Just over four months in and it’s clear that the world is excited to have Ami and Pepa in it, too.
Rachel Easting and Anjali Stewart, Twenty Seven Names
152 Vivian Street, Te Aro
In 2017 Rachel Easting and Anjali Stewart, owners of much loved New Zealand clothing label Twenty-Seven Names celebrated 10 full years in business. And what a ten years it has been.
Best friends since primary school, Rachel and Anjali started Twenty-Seven Names as a way of working together creatively after graduating from their respective fine arts and fashion degrees. Since then, it has become a label loved by many women both here and abroad.
But it’s more than just beautiful clothes – Anjali and Rachel say they feel responsible to the people who make, sell and wear their clothes and are always trying to make choices that support women, help local and small businesses and cause the least harm on the environment. “We put our hearts into this business and it's really rewarding. We now have an amazing team to support us and we are so proud to be two women in business that are free to make our own choices and goals.”

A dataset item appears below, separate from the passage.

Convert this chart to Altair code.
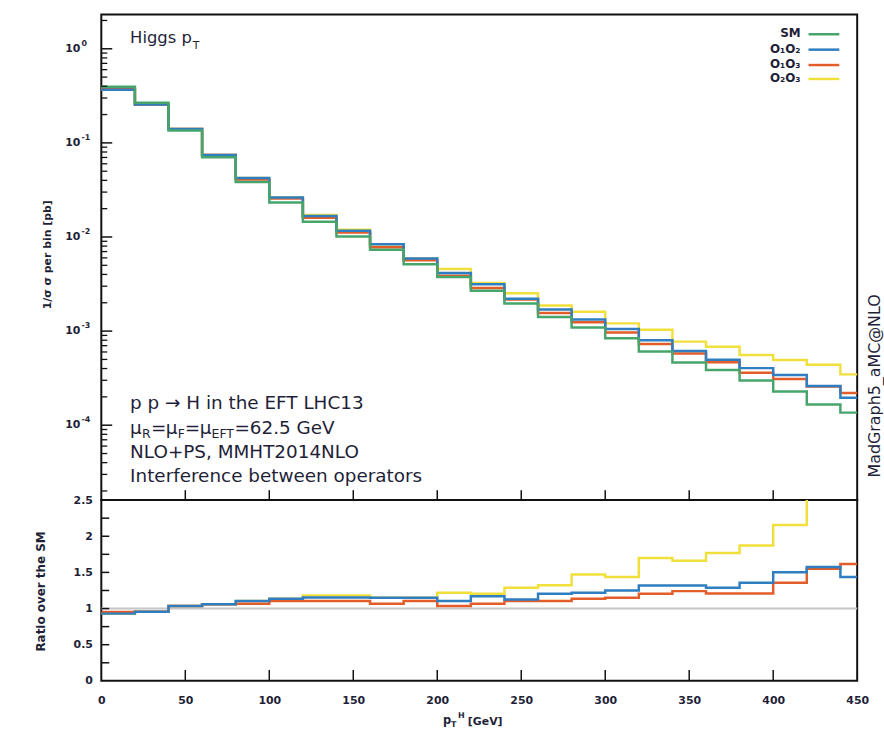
import altair as alt
import pandas as pd

# Lower edges of the Higgs transverse-momentum bins [GeV]; the last bin is cut at pt_max
bin_lo = [0, 20, 40, 60, 80, 100, 120, 140, 160, 180, 200, 220,
          240, 260, 280, 300, 320, 340, 360, 380, 400, 420, 440]
pt_max = 450

# SM cross section per bin, normalised [pb]
sm = [0.394, 0.267, 0.1355, 0.0703, 0.0383, 0.0232, 0.0145, 0.0101,
      0.0073, 0.00514, 0.00375, 0.00269, 0.00196, 0.00141, 0.00109,
      0.00084, 0.000607, 0.000465, 0.000386, 0.000298, 0.000228,
      0.000166, 0.000136]

# Ratio over the SM for each pair of interfering operators
ratio_o1o2 = [0.93, 0.957, 1.035, 1.058, 1.103, 1.136, 1.154, 1.154,
              1.149, 1.149, 1.103, 1.17, 1.126, 1.204, 1.218, 1.25,
              1.319, 1.319, 1.287, 1.356, 1.502, 1.575, 1.438]
ratio_o1o3 = [0.952, 0.957, 1.035, 1.058, 1.067, 1.103, 1.103, 1.103,
              1.067, 1.103, 1.035, 1.067, 1.103, 1.103, 1.136, 1.15,
              1.204, 1.241, 1.209, 1.209, 1.356, 1.552, 1.617]
ratio_o2o3 = [0.93, 0.957, 1.035, 1.058, 1.103, 1.136, 1.18, 1.18,
              1.149, 1.149, 1.218, 1.204, 1.287, 1.323, 1.47, 1.438,
              1.699, 1.662, 1.767, 1.872, 2.157, 2.65, 2.55]

series_names = ["SM", "O₁O₂", "O₁O₃", "O₂O₃"]
series_colors = ["#47a56b", "#2f7ec1", "#e35d2a", "#f1e03c"]

# decade tick labels of the spectrum axis: mantissa 10 and exponent
decades = [1.0, 1e-1, 1e-2, 1e-3, 1e-4]
decade_exp = ["0", "-1", "-2", "-3", "-4"]

W, H_TOP, H_RAT = 761, 489, 182
INK = "#1f1f38"
FONT = "DejaVu Sans"


def step_frame(values):
    return pd.DataFrame({"pt": bin_lo + [pt_max], "v": list(values) + [values[-1]]})


spectra = {
    "SM": sm,
    "O₁O₂": [s * r for s, r in zip(sm, ratio_o1o2)],
    "O₁O₃": [s * r for s, r in zip(sm, ratio_o1o3)],
    "O₂O₃": [s * r for s, r in zip(sm, ratio_o2o3)],
}
ratios = {"O₁O₂": ratio_o1o2, "O₁O₃": ratio_o1o3, "O₂O₃": ratio_o2o3}
color_of = dict(zip(series_names, series_colors))

x_scale = alt.Scale(domain=[0, pt_max], nice=False, zero=False)
y_top_scale = alt.Scale(type="log", domain=[1.6e-5, 2.32], nice=False)
y_rat_scale = alt.Scale(domain=[0, 2.5], nice=False, zero=False)

y_rat_axis = alt.Axis(values=[0, 0.5, 1, 1.5, 2, 2.5], format="~g",
                      ticks=False, tickSize=0, domain=False, grid=False, title=None,
                      labelPadding=9, labelFont=FONT, labelFontSize=11,
                      labelFontWeight="bold", labelColor=INK)
x_rat_axis = alt.Axis(values=list(range(0, 451, 50)), format="d",
                      ticks=False, tickSize=0, domain=False, grid=False, title=None,
                      labelPadding=14, labelFont=FONT, labelFontSize=11,
                      labelFontWeight="bold", labelColor=INK, labelFlush=False)


def step_line(df, color, y_scale, y_axis, x_axis, clip=False):
    return alt.Chart(df).mark_line(
        interpolate="step-after", color=color, strokeWidth=2.5, clip=clip
    ).encode(
        x=alt.X("pt:Q", scale=x_scale, axis=x_axis),
        y=alt.Y("v:Q", scale=y_scale, axis=y_axis),
    )


def label(text, x, y, size, weight="normal", align="left", baseline="alphabetic", angle=0):
    return alt.Chart(pd.DataFrame({"k": [0]})).mark_text(
        text=text, font=FONT, fontSize=size, fontWeight=weight, color=INK,
        align=align, baseline=baseline, angle=angle,
    ).encode(x=alt.value(x), y=alt.value(y))


# ---------- upper panel: spectra ----------
top_layers = []
for name in ["O₂O₃", "O₁O₃", "O₁O₂", "SM"]:
    top_layers.append(step_line(step_frame(spectra[name]), color_of[name],
                                y_top_scale, None, None))

minor = [k * 10.0 ** e for e in range(-5, 1) for k in range(2, 10)
         if 1.6e-5 < k * 10.0 ** e < 2.32]
top_layers.append(alt.Chart(pd.DataFrame({"v": decades})).mark_rule(color="#111", strokeWidth=1.5)
                  .encode(y=alt.Y("v:Q", scale=y_top_scale, axis=None),
                          x=alt.value(0), x2=alt.value(11)))
top_layers.append(alt.Chart(pd.DataFrame({"v": minor})).mark_rule(color="#111", strokeWidth=1.3)
                  .encode(y=alt.Y("v:Q", scale=y_top_scale, axis=None),
                          x=alt.value(0), x2=alt.value(6)))
dec_df = pd.DataFrame({"v": decades, "e": decade_exp})
top_layers.append(alt.Chart(dec_df)
                  .mark_text(align="right", baseline="middle", font=FONT, fontSize=11,
                             fontWeight="bold", color=INK, text="10")
                  .encode(y=alt.Y("v:Q", scale=y_top_scale, axis=None), x=alt.value(-21)))
top_layers.append(alt.Chart(dec_df)
                  .mark_text(align="left", baseline="middle", font=FONT, fontSize=8,
                             fontWeight="bold", color=INK, dy=-5)
                  .encode(y=alt.Y("v:Q", scale=y_top_scale, axis=None), x=alt.value(-20),
                          text="e:N"))
x_ticks = list(range(50, 401, 50))
top_layers.append(alt.Chart(pd.DataFrame({"pt": x_ticks})).mark_rule(color="#111", strokeWidth=1.5)
                  .encode(x=alt.X("pt:Q", scale=x_scale, axis=None),
                          y=alt.value(H_TOP), y2=alt.value(H_TOP - 10)))

# title of the observable
top_layers.append(label("Higgs p", 29, 29, 16.5))
top_layers.append(label("T", 92, 35, 11))

# legend: names to the left of short line samples
legend_y = [20, 35.5, 51, 65]
for name, ly in zip(series_names, legend_y):
    top_layers.append(alt.Chart(pd.DataFrame({"k": [0]}))
                      .mark_rule(color=color_of[name], strokeWidth=2.5)
                      .encode(x=alt.value(712), x2=alt.value(743), y=alt.value(ly)))
    top_layers.append(label(name, 704, ly - 1, 12, weight="bold", align="right", baseline="middle"))

# process description
ann = 18.5
sub = 12.5
top_layers.append(label("p p → H in the EFT LHC13", 29, 397, ann))
pieces = [("μ", 29, 0, ann), ("R", 41, 4, sub), ("=", 50, 0, ann),
          ("μ", 65, 0, ann), ("F", 77, 4, sub), ("=", 84, 0, ann),
          ("μ", 99, 0, ann), ("EFT", 111, 4, sub), ("=62.5 GeV", 134, 0, ann)]
for txt, px, dy, sz in pieces:
    top_layers.append(label(txt, px, 422 + dy, sz))
top_layers.append(label("NLO+PS, MMHT2014NLO", 29, 447, ann))
top_layers.append(label("Interference between operators", 29, 471, ann))

# generator tag along the right edge and the axis title
top_layers.append(label("MadGraph5_aMC@NLO", 771, 374, 16, align="center",
                        baseline="top", angle=270))
top_layers.append(label("1/σ σ per bin [pb]", -54, 242, 11, weight="bold",
                        align="center", baseline="middle", angle=270))

top = alt.layer(*top_layers).properties(width=W, height=H_TOP)

# ---------- lower panel: ratio over the SM ----------
rat_layers = []
# page-sized transparent frame that fixes the canvas extent
rat_layers.append(alt.Chart(pd.DataFrame({"k": [0]})).mark_rect(opacity=0)
                  .encode(x=alt.value(-101), x2=alt.value(783),
                          y=alt.value(-500), y2=alt.value(230)))
rat_layers.append(alt.Chart(pd.DataFrame({"v": [1.0]})).mark_rule(color="#c6c6c6", strokeWidth=2)
                  .encode(y=alt.Y("v:Q", scale=y_rat_scale, axis=y_rat_axis),
                          x=alt.value(0), x2=alt.value(W)))
for name in ["O₂O₃", "O₁O₃", "O₁O₂"]:
    rat_layers.append(step_line(step_frame(ratios[name]), color_of[name],
                                y_rat_scale, y_rat_axis, x_rat_axis, clip=True))

rat_ticks = [0.25 * i for i in range(1, 10)]
rat_layers.append(alt.Chart(pd.DataFrame({"v": rat_ticks})).mark_rule(color="#111", strokeWidth=1.5)
                  .encode(y=alt.Y("v:Q", scale=y_rat_scale, axis=y_rat_axis),
                          x=alt.value(0), x2=alt.value(8)))
rat_layers.append(alt.Chart(pd.DataFrame({"pt": x_ticks})).mark_rule(color="#111", strokeWidth=1.5)
                  .encode(x=alt.X("pt:Q", scale=x_scale, axis=x_rat_axis),
                          y=alt.value(H_RAT), y2=alt.value(H_RAT - 11)))

rat_layers.append(label("Ratio over the SM", -61, 92, 12, weight="bold",
                        align="center", baseline="middle", angle=270))
rat_layers.append(label("p", 344, 225, 11.5, weight="bold"))
rat_layers.append(label("T", 352, 228.5, 8, weight="bold"))
rat_layers.append(label("H", 359, 219, 8, weight="bold"))
rat_layers.append(label("[GeV]", 369, 226, 11, weight="bold"))

ratio = alt.layer(*rat_layers).properties(width=W, height=H_RAT)

chart = alt.vconcat(top, ratio, spacing=0, bounds="flush").properties(
    padding={"left": 0, "top": 0, "right": 0, "bottom": 0},
    background="white",
).configure_view(stroke="#111", strokeWidth=2)

chart.save("out.html", embed_options={"renderer": "svg", "actions": False})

Tessa Peach, Frances Nation
The Arts Centre, 28 Worcester Boulevard, Christchurch
You don’t have to be a genius to know that Tessa Peach, owner of Frances Nation is one. In a small shop, Tessa has created a beautiful celebration of New Zealand made daily wares that has both visitors and inhabitants of Christchurch in a trance (the scent of beautiful natural products might be playing a part in that, too).

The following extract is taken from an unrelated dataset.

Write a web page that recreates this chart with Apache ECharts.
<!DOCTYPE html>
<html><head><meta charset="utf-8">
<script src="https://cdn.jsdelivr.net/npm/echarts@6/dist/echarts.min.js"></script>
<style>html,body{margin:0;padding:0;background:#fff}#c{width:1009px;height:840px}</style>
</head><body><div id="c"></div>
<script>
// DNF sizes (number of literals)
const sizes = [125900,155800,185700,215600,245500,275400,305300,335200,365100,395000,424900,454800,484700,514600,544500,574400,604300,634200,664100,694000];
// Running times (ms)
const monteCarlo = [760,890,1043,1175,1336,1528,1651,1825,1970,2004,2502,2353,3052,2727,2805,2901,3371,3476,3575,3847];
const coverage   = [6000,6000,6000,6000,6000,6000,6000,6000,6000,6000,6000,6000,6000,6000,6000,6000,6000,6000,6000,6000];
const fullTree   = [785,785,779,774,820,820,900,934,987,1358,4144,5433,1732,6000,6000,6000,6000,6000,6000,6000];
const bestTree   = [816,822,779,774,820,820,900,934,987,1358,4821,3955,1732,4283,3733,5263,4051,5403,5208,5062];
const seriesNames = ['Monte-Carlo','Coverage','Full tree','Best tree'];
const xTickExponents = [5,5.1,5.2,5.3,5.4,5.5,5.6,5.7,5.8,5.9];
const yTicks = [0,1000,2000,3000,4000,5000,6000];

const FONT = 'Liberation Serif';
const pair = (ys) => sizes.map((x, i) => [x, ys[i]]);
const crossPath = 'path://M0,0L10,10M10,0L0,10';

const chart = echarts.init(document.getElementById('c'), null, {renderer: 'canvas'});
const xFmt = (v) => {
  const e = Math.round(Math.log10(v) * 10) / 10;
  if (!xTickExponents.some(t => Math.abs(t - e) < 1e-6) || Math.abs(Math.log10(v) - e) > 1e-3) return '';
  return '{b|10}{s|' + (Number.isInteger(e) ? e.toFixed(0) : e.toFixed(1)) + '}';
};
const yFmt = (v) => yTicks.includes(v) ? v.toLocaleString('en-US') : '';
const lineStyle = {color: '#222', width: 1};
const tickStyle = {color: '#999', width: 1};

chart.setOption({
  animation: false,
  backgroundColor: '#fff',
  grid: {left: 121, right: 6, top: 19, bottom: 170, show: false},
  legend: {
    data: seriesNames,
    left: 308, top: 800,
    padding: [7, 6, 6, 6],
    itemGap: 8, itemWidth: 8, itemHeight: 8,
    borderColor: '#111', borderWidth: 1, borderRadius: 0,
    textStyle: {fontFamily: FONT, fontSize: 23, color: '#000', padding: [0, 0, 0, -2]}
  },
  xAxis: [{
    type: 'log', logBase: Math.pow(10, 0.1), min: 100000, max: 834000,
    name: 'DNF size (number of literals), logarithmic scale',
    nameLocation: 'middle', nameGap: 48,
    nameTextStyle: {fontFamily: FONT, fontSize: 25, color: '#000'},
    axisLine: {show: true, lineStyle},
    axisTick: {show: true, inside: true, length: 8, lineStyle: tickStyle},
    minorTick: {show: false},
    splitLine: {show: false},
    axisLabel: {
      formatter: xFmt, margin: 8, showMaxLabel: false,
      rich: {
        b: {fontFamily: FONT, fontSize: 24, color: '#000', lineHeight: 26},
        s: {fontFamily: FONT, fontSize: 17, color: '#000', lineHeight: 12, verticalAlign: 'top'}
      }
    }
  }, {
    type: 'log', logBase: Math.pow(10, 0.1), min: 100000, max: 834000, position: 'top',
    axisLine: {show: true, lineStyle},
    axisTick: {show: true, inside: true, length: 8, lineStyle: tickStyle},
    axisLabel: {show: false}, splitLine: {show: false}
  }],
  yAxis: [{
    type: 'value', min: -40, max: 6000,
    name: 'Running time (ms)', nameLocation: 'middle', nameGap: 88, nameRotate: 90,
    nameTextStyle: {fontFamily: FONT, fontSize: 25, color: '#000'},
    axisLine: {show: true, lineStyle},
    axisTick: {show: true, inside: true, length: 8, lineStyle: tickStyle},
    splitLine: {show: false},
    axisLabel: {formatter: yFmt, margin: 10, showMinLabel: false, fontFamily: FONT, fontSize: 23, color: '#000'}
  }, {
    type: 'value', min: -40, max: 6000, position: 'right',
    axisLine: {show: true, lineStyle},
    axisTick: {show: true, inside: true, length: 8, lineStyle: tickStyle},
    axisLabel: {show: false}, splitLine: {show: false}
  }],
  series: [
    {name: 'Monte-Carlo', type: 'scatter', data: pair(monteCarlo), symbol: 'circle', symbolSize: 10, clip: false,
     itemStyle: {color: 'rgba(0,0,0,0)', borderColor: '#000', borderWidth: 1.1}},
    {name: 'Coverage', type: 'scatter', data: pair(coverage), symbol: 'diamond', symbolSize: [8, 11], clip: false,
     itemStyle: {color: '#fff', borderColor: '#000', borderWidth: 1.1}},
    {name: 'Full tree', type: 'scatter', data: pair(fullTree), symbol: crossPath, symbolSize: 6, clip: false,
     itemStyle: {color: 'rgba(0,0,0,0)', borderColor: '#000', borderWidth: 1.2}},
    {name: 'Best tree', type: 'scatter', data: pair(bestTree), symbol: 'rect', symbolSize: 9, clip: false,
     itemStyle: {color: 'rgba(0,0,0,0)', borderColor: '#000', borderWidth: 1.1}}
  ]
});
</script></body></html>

Having worked at popular London grocers store, Leila’s Shop, Tessa was inspired to create something of her own at home in New Zealand. “Working for Leila’s made got me thinking about how great it could be to establish a homewares shop with a similar attitude to that of a grocers. Why not choose local producers, quality and natural ingredients for our homewares as well as our groceries?”